Like the other volumes in Greenhaven’s Issues on Trial series, Animal Welfare concisely relates the statutory issues and judicial decisions related to four recent legal cases through a series of articles and related documents. In this book, all issues relate to the perception of the rights and legal standing of animals, and each of the four sections is introduced by a case overview.
The volume begins with an examination of Primate Protection League v. Tulane Educational Fund (1991), which was a landmark case allowing for legal recourse on the behalf of animals. The case involved what became known as the Silver Spring monkeys, subjects of experiments at the National Institutes of Health (NIH). The NIH researchers sought to study the relationship between sensory feedback and movement, which involved surgically severing the monkeys’ nerves. This volume explains how the experiment was perceived by some, including one of the co-founders of People for the Ethical Treatment of Animals (PETA) who infiltrated the lab to document the monkey’s plight, as animal cruelty. The U.S. Supreme Court unanimously found the treatment of animals to be something different from the treatement of personal property and in the decision, Justice Marshall wrote that animal welfare could be addressed by lower courts. A legal brief penned by Kenneth Starr, well before his Clinton investigation, argues that animal welfare activists do not have proper standing to seek recourse on behalf of animals they do not own.
If the Silver Spring case established that groups of individuals could sue on an animal’s behalf, Cetacean Community v. George W. Bush (2004) pushed for animals as named plaintiffs. The Cetacean Community refers to "all whales and dolphins" rather than a group of people united in protection of those animals. Much of the documentation for this case is concerned with questions of violation of he National Environmental Policy act (NEPA) and associated environmental legislation.
The third of the four cases, New Jersey Society for the Prevention of Cruelty to Animals et al. v. New Jersey Department of Agriculture (2008), deals with the vagaries of language. In an attempt to combat factory farming, the state of New Jersey sought to regulate the humane treatment of animals. The resulting guidelines put forth by the state Department of Agriculture allowed for "practices routinely taught in veterinary schools", a clause that animal rights activists claim is an umbrella statement allowing for a number of questionable and painful practices undermining the essentially protectionist spirit of the law. While the accounts of docking and debeaking will be rough reading for sensitive students, this is a case that will be of particular interests in rural areas with farming families.

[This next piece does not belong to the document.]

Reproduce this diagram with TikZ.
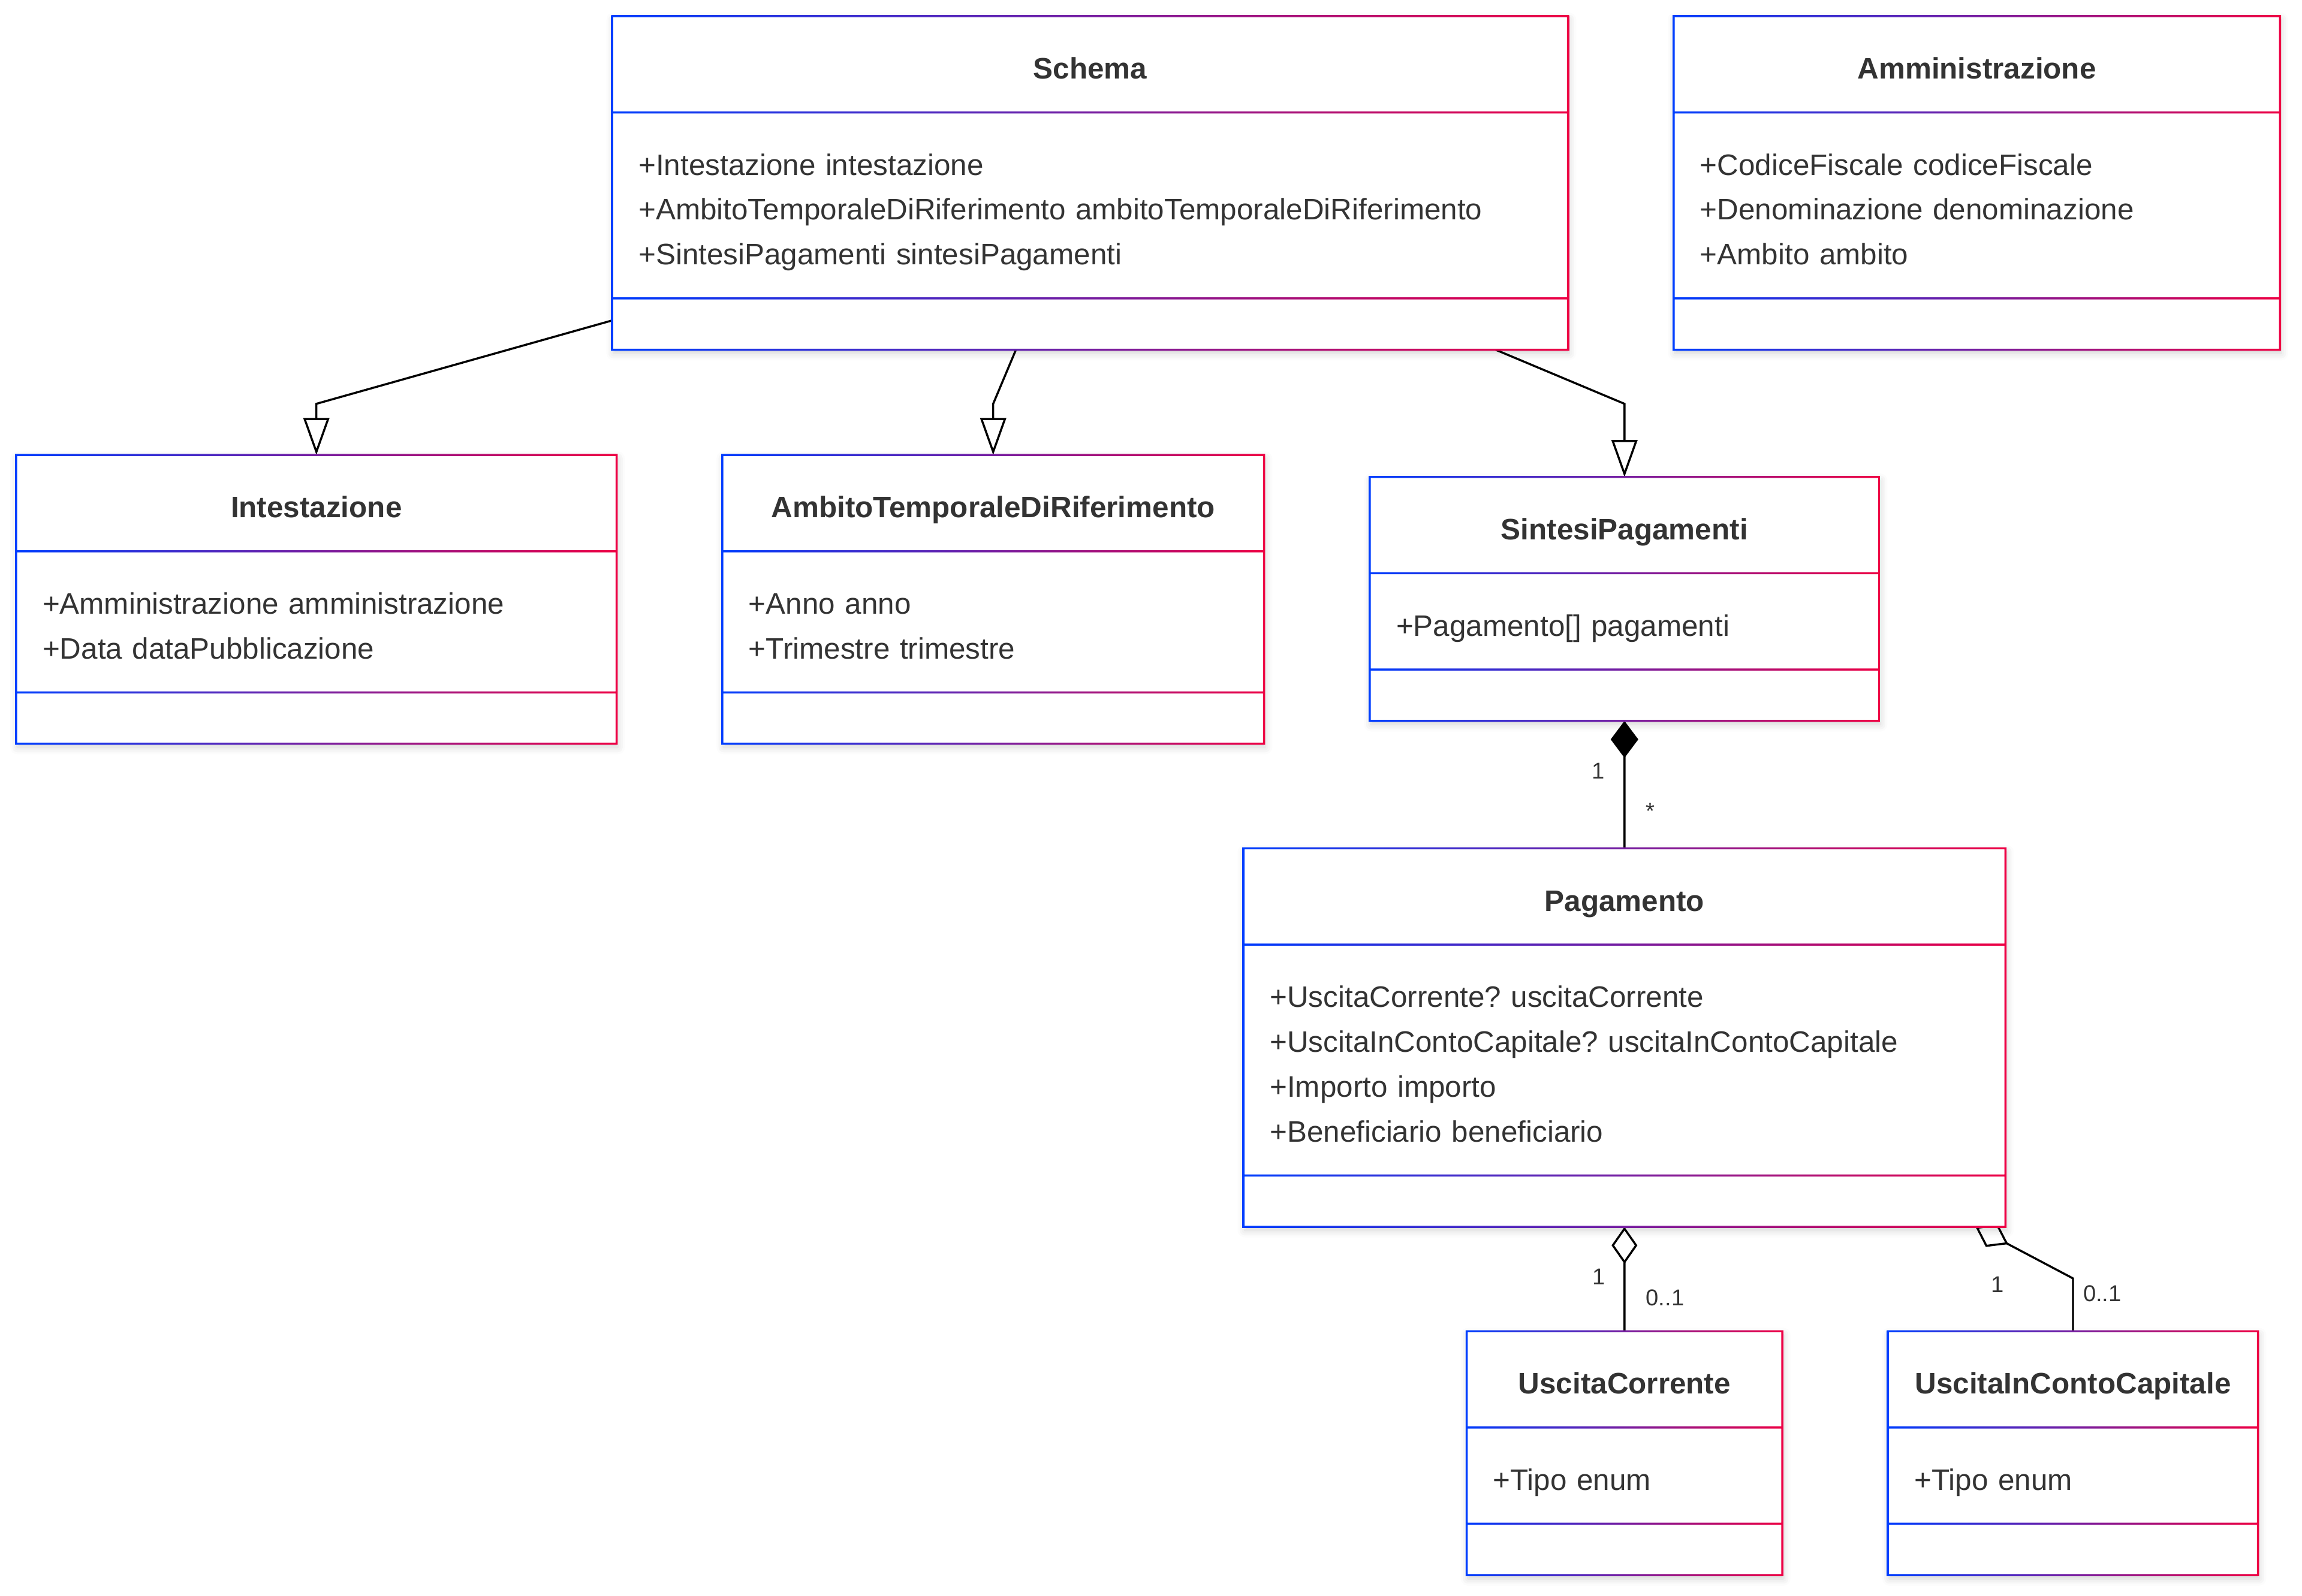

In Winter, Secretary of the Navy v. Natural Resources Defense Council (2008), national defense as represented by military training exercises is pitted against animal welfare. Sonar training exercises carried out by the Navy along the Californian coast are now believed to disorient whales and dolphins in the area. The U.S. Supreme Court found the need for national security justified the risk to marine life. Justice Roberts’ majority opinion and Justice Ginsburg’s dissent are both included here, and those two articles could easily be contrasted to show the diversity of opinion on the Court.
Like the other Issues on Trial books, the content is appropriate for advanced high school students studying government and the judicial system or, in this case, animal rights. For the most part, the articles are adapted judicial opinion, legal briefs and journal articles, much of it written by law school students, with some nonprofit organizational literature and coverage from the popular press. There is a comprehensive organization directory, bibliography of books and periodicals and an index. Recommended for high school libraries.